The 1986 Transport Act set out to make profit the sole reason a bus route should exist. This means that we plan our bus network almost entirely around lucrative routes. Councils can subsidise routes, but this diminishes dwindling council budgets, and after more than ten years of austerity you can guess the resulting outcome.
Most people would want a planned bus network built around getting people where they need to be and encouraging us to use busses. Sadly, this concept of public good was so offensive to the then Tory Government that they passed this law to prohibit such attempts. The Act also set up complicated competition mechanisms to ensure no provider attempted to run a route just because it was in the public interest.
The Act likewise favours certain types of bus company. It has specific clauses that effectively further punish municipal bus companies, stopping what the zealots that wrote it saw as “monopolies.” Their concern being municipal bus companies may use profitable routes to subsidise less profitable ones. Something the rest of us would surely want a bus company to do.

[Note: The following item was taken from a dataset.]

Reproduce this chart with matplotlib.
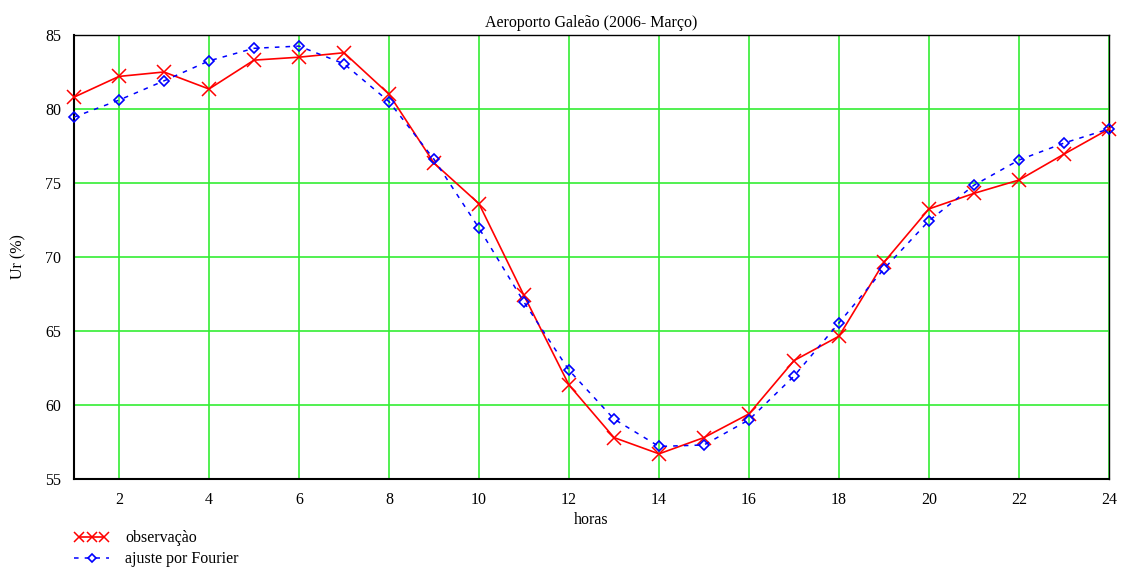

Municipal bus companies are the arm’s length companies set up by council transport departments that ran busses before the act. There are hardly any left in the UK, but two remain in Wales located in Cardiff and Newport. Other private providers can use the Act to accuse these companies of uncompetitive practices. This can result in significant fines for practices like providing bus services on routes that they aren’t making a profit on. This has served to cause routes to be cancelled and everyone who used them to be inconvenienced.
The result, of all this nonsense is less services, poorer pay and conditions for drivers and less money to invest in new busses.
Recently, I was on the picket supporting drivers who were paid less the colleagues in the neighbouring depot. This is ridiculous, but certainly an intentioned outcome for the champions of privatisation that wrote the Act.
Far from this free market centred chaos, what we actually want is bus routes driven by community need and the requirements of our local economies. Ken Skates was ahead of the curve on this one and now he has stepped back from government for a period, I really hope his former colleagues understand the urgency.